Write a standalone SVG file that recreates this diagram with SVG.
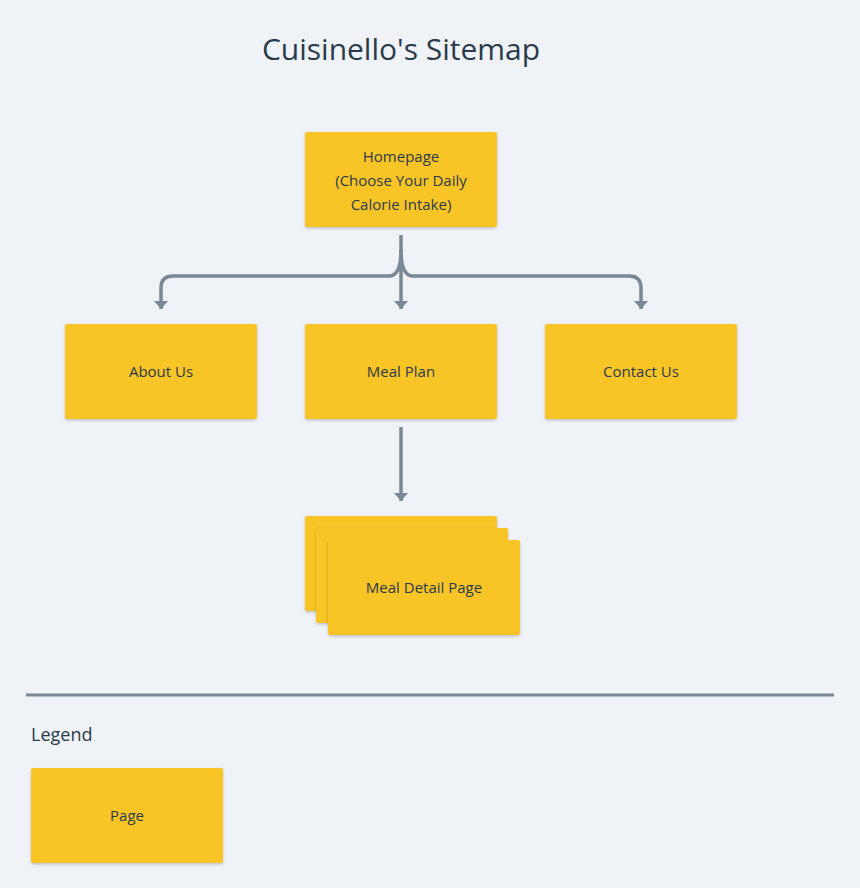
<svg xmlns="http://www.w3.org/2000/svg" width="860" height="888" viewBox="0 0 860 888">
<defs>
<filter id="sh" x="-10%" y="-10%" width="120%" height="130%"><feDropShadow dx="0" dy="1.5" stdDeviation="1.5" flood-color="#000" flood-opacity="0.2"/></filter>
<marker id="ar" viewBox="0 0 10 10" refX="5" refY="9" markerWidth="4" markerHeight="4" orient="auto-start-reverse" markerUnits="userSpaceOnUse"><path d="M0 0 L10 0 L5 8 Z" fill="#7a8896"/></marker>
<marker id="a" markerWidth="14" markerHeight="10" refX="7" refY="8" orient="0" markerUnits="userSpaceOnUse"><path d="M0 0 L14 0 L7 8 Z" fill="#7a8896"/></marker>
</defs>
<style>
.n{fill:#f9c425;filter:url(#sh)}
.t{font-family:"Open Sans","Liberation Sans",sans-serif;font-size:15px;fill:#2b3a4a;text-anchor:middle}
.c{fill:none;stroke:#7a8896;stroke-width:3.5}
</style>
<rect width="860" height="888" fill="#eff3f7"/>
<text x="401" y="60" font-family="'Open Sans','Liberation Sans',sans-serif" font-size="30" fill="#2b3a4a" text-anchor="middle">Cuisinello's Sitemap</text>
<g id="connectors">
<path class="c" d="M401 235 V309" marker-end="url(#a)"/>
<path class="c" d="M401 250 Q401 276 389 276 H173 Q161 276 161 288 V309" marker-end="url(#a)"/>
<path class="c" d="M401 250 Q401 276 413 276 H629 Q641 276 641 288 V309" marker-end="url(#a)"/>
<path class="c" d="M401 427 V501" marker-end="url(#a)"/>
</g>
<g id="homepage"><rect class="n" x="305" y="132" width="192" height="95" rx="2"/>
<text class="t" x="401" y="162">Homepage</text><text class="t" x="401" y="186">(Choose Your Daily</text><text class="t" x="401" y="210">Calorie Intake)</text></g>
<g id="about"><rect class="n" x="65" y="324" width="192" height="95" rx="2"/><text class="t" x="161" y="377">About Us</text></g>
<g id="mealplan"><rect class="n" x="305" y="324" width="192" height="95" rx="2"/><text class="t" x="401" y="377">Meal Plan</text></g>
<g id="contact"><rect class="n" x="545" y="324" width="192" height="95" rx="2"/><text class="t" x="641" y="377">Contact Us</text></g>
<g id="mealdetail">
<rect class="n" x="305" y="516" width="192" height="95" rx="2"/>
<rect class="n" x="316" y="528" width="192" height="95" rx="2"/>
<rect class="n" x="328" y="540" width="192" height="95" rx="2"/>
<text class="t" x="424" y="593">Meal Detail Page</text></g>
<line x1="26" y1="695" x2="834" y2="695" stroke="#7a8896" stroke-width="3"/>
<text x="31" y="741" font-family="'Open Sans','Liberation Sans',sans-serif" font-size="18" fill="#2b3a4a">Legend</text>
<g id="legend-page"><rect class="n" x="31" y="768" width="192" height="95" rx="2"/><text class="t" x="127" y="821">Page</text></g>
</svg>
· · ·
**EXERCISE DIRECTIONS**
Print the listing above in full, exactly as written. Omit any pictures.

**IN RESPONSE**
Write a standalone SVG file that recreates this diagram with SVG.
<svg xmlns="http://www.w3.org/2000/svg" width="860" height="888" viewBox="0 0 860 888">
<defs>
<filter id="sh" x="-10%" y="-10%" width="120%" height="130%"><feDropShadow dx="0" dy="1.5" stdDeviation="1.5" flood-color="#000" flood-opacity="0.2"/></filter>
<marker id="ar" viewBox="0 0 10 10" refX="5" refY="9" markerWidth="4" markerHeight="4" orient="auto-start-reverse" markerUnits="userSpaceOnUse"><path d="M0 0 L10 0 L5 8 Z" fill="#7a8896"/></marker>
<marker id="a" markerWidth="14" markerHeight="10" refX="7" refY="8" orient="0" markerUnits="userSpaceOnUse"><path d="M0 0 L14 0 L7 8 Z" fill="#7a8896"/></marker>
</defs>
<style>
.n{fill:#f9c425;filter:url(#sh)}
.t{font-family:"Open Sans","Liberation Sans",sans-serif;font-size:15px;fill:#2b3a4a;text-anchor:middle}
.c{fill:none;stroke:#7a8896;stroke-width:3.5}
</style>
<rect width="860" height="888" fill="#eff3f7"/>
<text x="401" y="60" font-family="'Open Sans','Liberation Sans',sans-serif" font-size="30" fill="#2b3a4a" text-anchor="middle">Cuisinello's Sitemap</text>
<g id="connectors">
<path class="c" d="M401 235 V309" marker-end="url(#a)"/>
<path class="c" d="M401 250 Q401 276 389 276 H173 Q161 276 161 288 V309" marker-end="url(#a)"/>
<path class="c" d="M401 250 Q401 276 413 276 H629 Q641 276 641 288 V309" marker-end="url(#a)"/>
<path class="c" d="M401 427 V501" marker-end="url(#a)"/>
</g>
<g id="homepage"><rect class="n" x="305" y="132" width="192" height="95" rx="2"/>
<text class="t" x="401" y="162">Homepage</text><text class="t" x="401" y="186">(Choose Your Daily</text><text class="t" x="401" y="210">Calorie Intake)</text></g>
<g id="about"><rect class="n" x="65" y="324" width="192" height="95" rx="2"/><text class="t" x="161" y="377">About Us</text></g>
<g id="mealplan"><rect class="n" x="305" y="324" width="192" height="95" rx="2"/><text class="t" x="401" y="377">Meal Plan</text></g>
<g id="contact"><rect class="n" x="545" y="324" width="192" height="95" rx="2"/><text class="t" x="641" y="377">Contact Us</text></g>
<g id="mealdetail">
<rect class="n" x="305" y="516" width="192" height="95" rx="2"/>
<rect class="n" x="316" y="528" width="192" height="95" rx="2"/>
<rect class="n" x="328" y="540" width="192" height="95" rx="2"/>
<text class="t" x="424" y="593">Meal Detail Page</text></g>
<line x1="26" y1="695" x2="834" y2="695" stroke="#7a8896" stroke-width="3"/>
<text x="31" y="741" font-family="'Open Sans','Liberation Sans',sans-serif" font-size="18" fill="#2b3a4a">Legend</text>
<g id="legend-page"><rect class="n" x="31" y="768" width="192" height="95" rx="2"/><text class="t" x="127" y="821">Page</text></g>
</svg>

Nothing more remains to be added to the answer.